# shin-guards for dirt jumping?



## austinb89 (Nov 6, 2004)

well after really taking a nice hit to my shins riding some dj's. it got me wondering. i wear shin-guards for downihilling and freeriding. and occasionally dirtjumping. i really dont liek to wear them for djing becuase i have the roach dh pads and there pretty bulky.

so my question is how many people use shin-guards while djing, and if u do which shin-guards do u use? or recomend?


----------



## rocpyro (Feb 7, 2005)

For bigger stuff(trials and the like)- fox launch

If Im jumpin- 10 doller walmart soccer shin guards. cheap. ugly. and it works.


----------



## mosplat (Jan 21, 2004)

661 race lites?


----------



## Leethal (Feb 5, 2004)

Try seperates like the shadow conspiracy knee pads and lizard skins shin guards..

http://www.unionstreetbikes.com


----------



## sittingduck (Apr 26, 2005)

lizard skin knee/shin


----------



## Chone (Jun 17, 2006)

Get low profile Adidas style soccer shinguards, they work the best as far as cooling go and the protection is more than enough, you won't even know they are there, I use them for both biking and soccer and they are awesome for either.


----------



## austinb89 (Nov 6, 2004)

Chone said:


> Get low profile Adidas style soccer shinguards, they work the best as far as cooling go and the protection is more than enough, you won't even know they are there, I use them for both biking and soccer and they are awesome for either.

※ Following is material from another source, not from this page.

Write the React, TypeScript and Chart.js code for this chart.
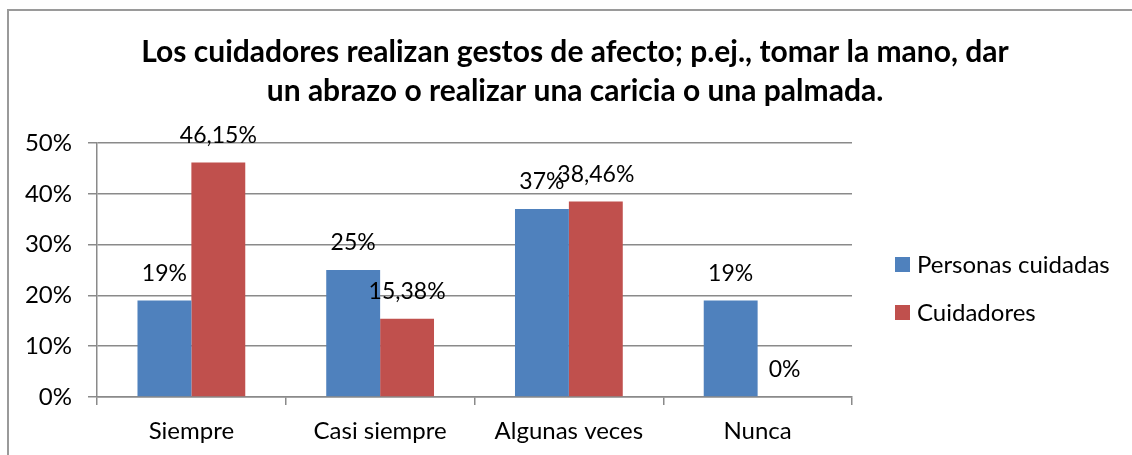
import React, { useEffect, useRef } from "react";
import { Chart, registerables } from "chart.js";

Chart.register(...registerables);

const categories = ["Siempre", "Casi siempre", "Algunas veces", "Nunca"];
const seriesNames = ["Personas cuidadas", "Cuidadores"];
const personasCuidadas = [19, 25, 37, 19];
const cuidadores = [46.15, 15.38, 38.46, 0];
const seriesColors = ["#4F81BD", "#C0504D"];
const titleLines = [
  "Los cuidadores realizan gestos de afecto; p.ej., tomar la mano, dar",
  "un abrazo o realizar una caricia o una palmada.",
];

const FONT = "Lato, 'Open Sans', sans-serif";
const TICK_SIZE = 24;
const LABEL_SIZE = 23;
const GRID = "#8a8a8a";

const fmt = (v: number) =>
  Number.isInteger(v) ? `${v}%` : `${v.toFixed(2).replace(".", ",")}%`;

const overlayPlugin = {
  id: "overlay",
  afterDatasetsDraw(chart: any) {
    const ctx = chart.ctx;
    const area = chart.chartArea;
    ctx.save();
    // title
    ctx.font = `bold 30px ${FONT}`;
    ctx.fillStyle = "#000";
    ctx.textAlign = "center";
    ctx.textBaseline = "alphabetic";
    titleLines.forEach((line, i) => {
      ctx.fillText(line, 575, 62 + i * 38.5);
    });
    // value labels
    ctx.font = `${LABEL_SIZE}px ${FONT}`;
    ctx.textBaseline = "middle";
    chart.data.datasets.forEach((ds: any, i: number) => {
      const meta = chart.getDatasetMeta(i);
      meta.data.forEach((bar: any, j: number) => {
        ctx.fillText(fmt(ds.data[j]), bar.x, bar.y - 27);
      });
    });
    // legend
    ctx.font = `${TICK_SIZE}px ${FONT}`;
    ctx.textAlign = "left";
    seriesNames.forEach((name, i) => {
      const cy = area.top + 121.5 + i * 48;
      const x = area.right + 43;
      ctx.fillStyle = seriesColors[i];
      ctx.fillRect(x, cy - 7.5, 15, 15);
      ctx.fillStyle = "#000";
      ctx.fillText(name, x + 22, cy + 1);
    });
    ctx.restore();
  },
};

export default function App() {
  const ref = useRef<HTMLCanvasElement>(null);
  useEffect(() => {
    if (!ref.current) return;
    const chart = new Chart(ref.current, {
      type: "bar",
      data: {
        labels: categories,
        datasets: [
          {
            label: seriesNames[0],
            data: personasCuidadas,
            backgroundColor: seriesColors[0],
            barPercentage: 1,
            categoryPercentage: 0.571,
          },
          {
            label: seriesNames[1],
            data: cuidadores,
            backgroundColor: seriesColors[1],
            barPercentage: 1,
            categoryPercentage: 0.571,
          },
        ],
      },
      options: {
        responsive: false,
        animation: false,
        layout: { padding: { left: 0, right: 280, top: 143, bottom: 0 } },
        plugins: {
          legend: { display: false },
          tooltip: { enabled: false },
          title: { display: false },
        },
        scales: {
          x: {
            offset: true,
            grid: {
              offset: true,
              drawOnChartArea: false,
              drawTicks: true,
              tickLength: 8,
              color: GRID,
              lineWidth: 1.5,
            },
            border: { color: GRID, width: 1.5 },
            ticks: {
              color: "#000",
              padding: 12,
              font: { family: FONT, size: TICK_SIZE },
            },
            afterFit: (s: any) => {
              s.height = 58;
            },
          },
          y: {
            min: 0,
            max: 50,
            ticks: {
              stepSize: 10,
              color: "#000",
              padding: 16,
              font: { family: FONT, size: TICK_SIZE },
              callback: (v: any) => `${v}%`,
            },
            grid: {
              color: GRID,
              lineWidth: 1.5,
              drawTicks: true,
              tickLength: 9,
            },
            border: { color: GRID, width: 1.5 },
            afterFit: (s: any) => {
              s.width = 97;
            },
          },
        },
      },
      plugins: [overlayPlugin],
    });
    return () => chart.destroy();
  }, []);

  return (
    <div
      style={{
        position: "fixed",
        left: 0,
        top: 0,
        width: 1132,
        height: 455,
        background: "#fff",
        overflow: "hidden",
      }}
    >
      <div
        style={{
          position: "absolute",
          left: 7,
          top: 9,
          width: 1140,
          height: 460,
          borderTop: "2px solid #9a9a9a",
          borderLeft: "2px solid #9a9a9a",
        }}
      />
      <canvas
        ref={ref}
        width={1132}
        height={455}
        style={{ position: "absolute", left: 0, top: 0, width: 1132, height: 455 }}
      />
    </div>
  );
}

i was thinking about takign some of my old old soccer cleats and cuttign them up, then sewing them into an old pair of jeans. custom mabes? i think it could be cool


----------



## bedheadben (Jan 30, 2006)

austinb89 said:


> i was thinking about takign some of my old old soccer cleats and cuttign them up, then sewing them into an old pair of jeans. custom mabes? i think it could be cool


That sounds awesome, I say go for it, and I might even try that myself! Good idea:thumbsup:


----------



## atomrcrkhsbiker (Sep 23, 2005)

I use lizard skins shin guards, they're reall comfortable because the outside is neoprene type stuff


----------



## austinb89 (Nov 6, 2004)

bedheadben said:


> That sounds awesome, I say go for it, and I might even try that myself! Good idea:thumbsup:


when i said soccer cleats, i meant shinguard of coruse though. sewing cleats in wouldnt worjk at all, shinguards would though. if i get aroudn to doign it ill post pics


----------



## fiddy_ryder (Jun 15, 2005)

i just use tdl t-bone knee garuds,, they do actually go almost half way down my shin. havent had a problem yet.


----------



## wrenchman (May 11, 2006)

661 veggies. Knee and shin


----------



## B100 (Dec 14, 2005)

661 racelites, sometimes


----------



## RYAN E (Jan 11, 2006)

I use AXO TMKP'S they are great for DH and DJ'ing, plus I can even pedal with them.


----------



## namaSSte (Dec 19, 2003)

Leethal said:


> Try seperates like the shadow conspiracy knee pads and lizard skins shin guards..
> 
> http://www.unionstreetbikes.com


good advice. Lee's no genius but he's all about protection so I think you can trust him on this one. I often don't wear any knee pads at all and just go with shin guards. Its not as hot and easier to fit into girl pants that way too.


----------